- _Recorded data_

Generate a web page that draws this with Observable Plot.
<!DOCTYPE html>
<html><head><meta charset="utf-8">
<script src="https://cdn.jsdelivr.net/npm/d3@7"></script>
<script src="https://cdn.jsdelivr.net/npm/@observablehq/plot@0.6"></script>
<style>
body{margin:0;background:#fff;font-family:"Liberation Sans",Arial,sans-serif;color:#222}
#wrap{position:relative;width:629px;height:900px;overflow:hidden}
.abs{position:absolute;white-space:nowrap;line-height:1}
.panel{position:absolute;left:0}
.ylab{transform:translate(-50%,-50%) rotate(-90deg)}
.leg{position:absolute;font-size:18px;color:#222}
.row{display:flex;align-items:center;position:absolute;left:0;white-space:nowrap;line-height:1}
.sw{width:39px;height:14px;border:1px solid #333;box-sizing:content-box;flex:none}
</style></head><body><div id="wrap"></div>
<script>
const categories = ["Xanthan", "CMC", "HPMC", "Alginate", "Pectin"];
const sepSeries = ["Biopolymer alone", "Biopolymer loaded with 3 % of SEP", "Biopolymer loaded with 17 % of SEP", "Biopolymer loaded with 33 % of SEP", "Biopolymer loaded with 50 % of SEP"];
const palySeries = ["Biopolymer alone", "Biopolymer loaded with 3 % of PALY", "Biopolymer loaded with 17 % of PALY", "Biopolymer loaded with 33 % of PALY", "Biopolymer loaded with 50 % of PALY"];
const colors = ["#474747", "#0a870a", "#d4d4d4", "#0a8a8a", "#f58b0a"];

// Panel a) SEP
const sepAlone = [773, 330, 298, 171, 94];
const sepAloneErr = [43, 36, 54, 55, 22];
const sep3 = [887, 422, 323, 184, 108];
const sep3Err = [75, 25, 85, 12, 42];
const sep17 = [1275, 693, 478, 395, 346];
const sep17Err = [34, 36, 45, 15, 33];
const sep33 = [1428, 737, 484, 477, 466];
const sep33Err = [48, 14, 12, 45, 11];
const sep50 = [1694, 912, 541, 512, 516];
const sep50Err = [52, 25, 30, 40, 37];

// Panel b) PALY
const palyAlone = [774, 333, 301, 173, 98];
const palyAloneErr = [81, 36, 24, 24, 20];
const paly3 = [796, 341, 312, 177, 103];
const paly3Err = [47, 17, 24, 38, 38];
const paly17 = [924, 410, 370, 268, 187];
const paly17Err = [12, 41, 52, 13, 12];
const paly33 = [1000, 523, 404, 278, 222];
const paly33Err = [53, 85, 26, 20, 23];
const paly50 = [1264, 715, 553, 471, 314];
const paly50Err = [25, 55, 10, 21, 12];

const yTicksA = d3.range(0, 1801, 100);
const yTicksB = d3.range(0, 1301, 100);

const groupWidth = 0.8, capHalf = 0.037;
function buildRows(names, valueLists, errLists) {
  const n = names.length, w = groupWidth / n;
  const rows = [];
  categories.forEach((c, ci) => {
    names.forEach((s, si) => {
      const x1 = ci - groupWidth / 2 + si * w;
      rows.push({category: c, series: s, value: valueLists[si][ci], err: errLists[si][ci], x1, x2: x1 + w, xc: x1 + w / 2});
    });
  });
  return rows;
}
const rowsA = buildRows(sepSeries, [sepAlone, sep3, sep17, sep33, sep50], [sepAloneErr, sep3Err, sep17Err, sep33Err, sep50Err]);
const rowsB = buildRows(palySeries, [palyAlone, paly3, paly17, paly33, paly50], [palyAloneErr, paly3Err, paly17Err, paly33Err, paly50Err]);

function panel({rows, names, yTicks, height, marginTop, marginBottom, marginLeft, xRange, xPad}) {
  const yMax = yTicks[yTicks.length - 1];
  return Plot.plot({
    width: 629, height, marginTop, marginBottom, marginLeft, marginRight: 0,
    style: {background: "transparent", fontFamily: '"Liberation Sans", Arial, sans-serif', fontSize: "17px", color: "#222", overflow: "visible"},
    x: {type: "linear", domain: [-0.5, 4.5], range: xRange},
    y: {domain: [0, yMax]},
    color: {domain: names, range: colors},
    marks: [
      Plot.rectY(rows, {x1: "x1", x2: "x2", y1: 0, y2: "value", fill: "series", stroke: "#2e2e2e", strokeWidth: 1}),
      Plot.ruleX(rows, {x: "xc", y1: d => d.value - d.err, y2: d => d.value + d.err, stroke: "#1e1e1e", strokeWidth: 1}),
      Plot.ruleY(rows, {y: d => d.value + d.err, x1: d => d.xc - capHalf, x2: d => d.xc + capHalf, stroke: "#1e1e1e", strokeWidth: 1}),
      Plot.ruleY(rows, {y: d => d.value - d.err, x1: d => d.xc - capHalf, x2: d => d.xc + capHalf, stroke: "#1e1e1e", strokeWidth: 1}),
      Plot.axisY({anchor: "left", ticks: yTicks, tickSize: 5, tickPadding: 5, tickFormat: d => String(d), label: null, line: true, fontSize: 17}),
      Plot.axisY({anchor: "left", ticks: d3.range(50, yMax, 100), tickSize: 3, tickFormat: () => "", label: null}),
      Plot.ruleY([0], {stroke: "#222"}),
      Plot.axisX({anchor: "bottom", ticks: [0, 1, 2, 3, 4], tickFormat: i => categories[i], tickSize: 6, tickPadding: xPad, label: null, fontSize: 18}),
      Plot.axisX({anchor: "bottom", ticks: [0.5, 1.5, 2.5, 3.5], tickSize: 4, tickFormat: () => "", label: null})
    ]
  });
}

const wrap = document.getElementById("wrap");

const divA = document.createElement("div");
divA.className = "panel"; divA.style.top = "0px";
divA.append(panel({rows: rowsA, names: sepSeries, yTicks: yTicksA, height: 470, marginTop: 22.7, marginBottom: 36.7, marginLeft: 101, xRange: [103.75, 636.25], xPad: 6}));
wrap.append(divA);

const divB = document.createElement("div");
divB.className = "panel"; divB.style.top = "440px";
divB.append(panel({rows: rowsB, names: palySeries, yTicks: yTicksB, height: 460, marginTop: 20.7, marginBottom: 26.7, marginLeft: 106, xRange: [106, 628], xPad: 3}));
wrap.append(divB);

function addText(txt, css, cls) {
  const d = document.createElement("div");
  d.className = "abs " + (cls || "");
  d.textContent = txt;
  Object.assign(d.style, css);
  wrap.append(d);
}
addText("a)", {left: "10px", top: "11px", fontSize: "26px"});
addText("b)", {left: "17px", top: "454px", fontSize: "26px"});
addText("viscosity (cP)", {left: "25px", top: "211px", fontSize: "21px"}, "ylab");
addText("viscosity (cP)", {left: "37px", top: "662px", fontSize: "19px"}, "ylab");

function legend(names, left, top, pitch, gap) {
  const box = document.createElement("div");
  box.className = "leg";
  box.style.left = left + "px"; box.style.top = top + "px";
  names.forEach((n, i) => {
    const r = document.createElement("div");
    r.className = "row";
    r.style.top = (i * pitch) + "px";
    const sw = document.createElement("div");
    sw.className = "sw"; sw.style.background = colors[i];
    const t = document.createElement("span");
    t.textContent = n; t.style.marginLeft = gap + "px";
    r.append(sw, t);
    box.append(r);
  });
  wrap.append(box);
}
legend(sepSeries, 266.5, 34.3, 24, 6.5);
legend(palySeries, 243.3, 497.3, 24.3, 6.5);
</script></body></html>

- _Short exercise_
Return all the data above once more, precisely as given.

- _The output_
Generate a web page that draws this with Observable Plot.
<!DOCTYPE html>
<html><head><meta charset="utf-8">
<script src="https://cdn.jsdelivr.net/npm/d3@7"></script>
<script src="https://cdn.jsdelivr.net/npm/@observablehq/plot@0.6"></script>
<style>
body{margin:0;background:#fff;font-family:"Liberation Sans",Arial,sans-serif;color:#222}
#wrap{position:relative;width:629px;height:900px;overflow:hidden}
.abs{position:absolute;white-space:nowrap;line-height:1}
.panel{position:absolute;left:0}
.ylab{transform:translate(-50%,-50%) rotate(-90deg)}
.leg{position:absolute;font-size:18px;color:#222}
.row{display:flex;align-items:center;position:absolute;left:0;white-space:nowrap;line-height:1}
.sw{width:39px;height:14px;border:1px solid #333;box-sizing:content-box;flex:none}
</style></head><body><div id="wrap"></div>
<script>
const categories = ["Xanthan", "CMC", "HPMC", "Alginate", "Pectin"];
const sepSeries = ["Biopolymer alone", "Biopolymer loaded with 3 % of SEP", "Biopolymer loaded with 17 % of SEP", "Biopolymer loaded with 33 % of SEP", "Biopolymer loaded with 50 % of SEP"];
const palySeries = ["Biopolymer alone", "Biopolymer loaded with 3 % of PALY", "Biopolymer loaded with 17 % of PALY", "Biopolymer loaded with 33 % of PALY", "Biopolymer loaded with 50 % of PALY"];
const colors = ["#474747", "#0a870a", "#d4d4d4", "#0a8a8a", "#f58b0a"];

// Panel a) SEP
const sepAlone = [773, 330, 298, 171, 94];
const sepAloneErr = [43, 36, 54, 55, 22];
const sep3 = [887, 422, 323, 184, 108];
const sep3Err = [75, 25, 85, 12, 42];
const sep17 = [1275, 693, 478, 395, 346];
const sep17Err = [34, 36, 45, 15, 33];
const sep33 = [1428, 737, 484, 477, 466];
const sep33Err = [48, 14, 12, 45, 11];
const sep50 = [1694, 912, 541, 512, 516];
const sep50Err = [52, 25, 30, 40, 37];

// Panel b) PALY
const palyAlone = [774, 333, 301, 173, 98];
const palyAloneErr = [81, 36, 24, 24, 20];
const paly3 = [796, 341, 312, 177, 103];
const paly3Err = [47, 17, 24, 38, 38];
const paly17 = [924, 410, 370, 268, 187];
const paly17Err = [12, 41, 52, 13, 12];
const paly33 = [1000, 523, 404, 278, 222];
const paly33Err = [53, 85, 26, 20, 23];
const paly50 = [1264, 715, 553, 471, 314];
const paly50Err = [25, 55, 10, 21, 12];

const yTicksA = d3.range(0, 1801, 100);
const yTicksB = d3.range(0, 1301, 100);

const groupWidth = 0.8, capHalf = 0.037;
function buildRows(names, valueLists, errLists) {
  const n = names.length, w = groupWidth / n;
  const rows = [];
  categories.forEach((c, ci) => {
    names.forEach((s, si) => {
      const x1 = ci - groupWidth / 2 + si * w;
      rows.push({category: c, series: s, value: valueLists[si][ci], err: errLists[si][ci], x1, x2: x1 + w, xc: x1 + w / 2});
    });
  });
  return rows;
}
const rowsA = buildRows(sepSeries, [sepAlone, sep3, sep17, sep33, sep50], [sepAloneErr, sep3Err, sep17Err, sep33Err, sep50Err]);
const rowsB = buildRows(palySeries, [palyAlone, paly3, paly17, paly33, paly50], [palyAloneErr, paly3Err, paly17Err, paly33Err, paly50Err]);

function panel({rows, names, yTicks, height, marginTop, marginBottom, marginLeft, xRange, xPad}) {
  const yMax = yTicks[yTicks.length - 1];
  return Plot.plot({
    width: 629, height, marginTop, marginBottom, marginLeft, marginRight: 0,
    style: {background: "transparent", fontFamily: '"Liberation Sans", Arial, sans-serif', fontSize: "17px", color: "#222", overflow: "visible"},
    x: {type: "linear", domain: [-0.5, 4.5], range: xRange},
    y: {domain: [0, yMax]},
    color: {domain: names, range: colors},
    marks: [
      Plot.rectY(rows, {x1: "x1", x2: "x2", y1: 0, y2: "value", fill: "series", stroke: "#2e2e2e", strokeWidth: 1}),
      Plot.ruleX(rows, {x: "xc", y1: d => d.value - d.err, y2: d => d.value + d.err, stroke: "#1e1e1e", strokeWidth: 1}),
      Plot.ruleY(rows, {y: d => d.value + d.err, x1: d => d.xc - capHalf, x2: d => d.xc + capHalf, stroke: "#1e1e1e", strokeWidth: 1}),
      Plot.ruleY(rows, {y: d => d.value - d.err, x1: d => d.xc - capHalf, x2: d => d.xc + capHalf, stroke: "#1e1e1e", strokeWidth: 1}),
      Plot.axisY({anchor: "left", ticks: yTicks, tickSize: 5, tickPadding: 5, tickFormat: d => String(d), label: null, line: true, fontSize: 17}),
      Plot.axisY({anchor: "left", ticks: d3.range(50, yMax, 100), tickSize: 3, tickFormat: () => "", label: null}),
      Plot.ruleY([0], {stroke: "#222"}),
      Plot.axisX({anchor: "bottom", ticks: [0, 1, 2, 3, 4], tickFormat: i => categories[i], tickSize: 6, tickPadding: xPad, label: null, fontSize: 18}),
      Plot.axisX({anchor: "bottom", ticks: [0.5, 1.5, 2.5, 3.5], tickSize: 4, tickFormat: () => "", label: null})
    ]
  });
}

const wrap = document.getElementById("wrap");

const divA = document.createElement("div");
divA.className = "panel"; divA.style.top = "0px";
divA.append(panel({rows: rowsA, names: sepSeries, yTicks: yTicksA, height: 470, marginTop: 22.7, marginBottom: 36.7, marginLeft: 101, xRange: [103.75, 636.25], xPad: 6}));
wrap.append(divA);

const divB = document.createElement("div");
divB.className = "panel"; divB.style.top = "440px";
divB.append(panel({rows: rowsB, names: palySeries, yTicks: yTicksB, height: 460, marginTop: 20.7, marginBottom: 26.7, marginLeft: 106, xRange: [106, 628], xPad: 3}));
wrap.append(divB);

function addText(txt, css, cls) {
  const d = document.createElement("div");
  d.className = "abs " + (cls || "");
  d.textContent = txt;
  Object.assign(d.style, css);
  wrap.append(d);
}
addText("a)", {left: "10px", top: "11px", fontSize: "26px"});
addText("b)", {left: "17px", top: "454px", fontSize: "26px"});
addText("viscosity (cP)", {left: "25px", top: "211px", fontSize: "21px"}, "ylab");
addText("viscosity (cP)", {left: "37px", top: "662px", fontSize: "19px"}, "ylab");

function legend(names, left, top, pitch, gap) {
  const box = document.createElement("div");
  box.className = "leg";
  box.style.left = left + "px"; box.style.top = top + "px";
  names.forEach((n, i) => {
    const r = document.createElement("div");
    r.className = "row";
    r.style.top = (i * pitch) + "px";
    const sw = document.createElement("div");
    sw.className = "sw"; sw.style.background = colors[i];
    const t = document.createElement("span");
    t.textContent = n; t.style.marginLeft = gap + "px";
    r.append(sw, t);
    box.append(r);
  });
  wrap.append(box);
}
legend(sepSeries, 266.5, 34.3, 24, 6.5);
legend(palySeries, 243.3, 497.3, 24.3, 6.5);
</script></body></html>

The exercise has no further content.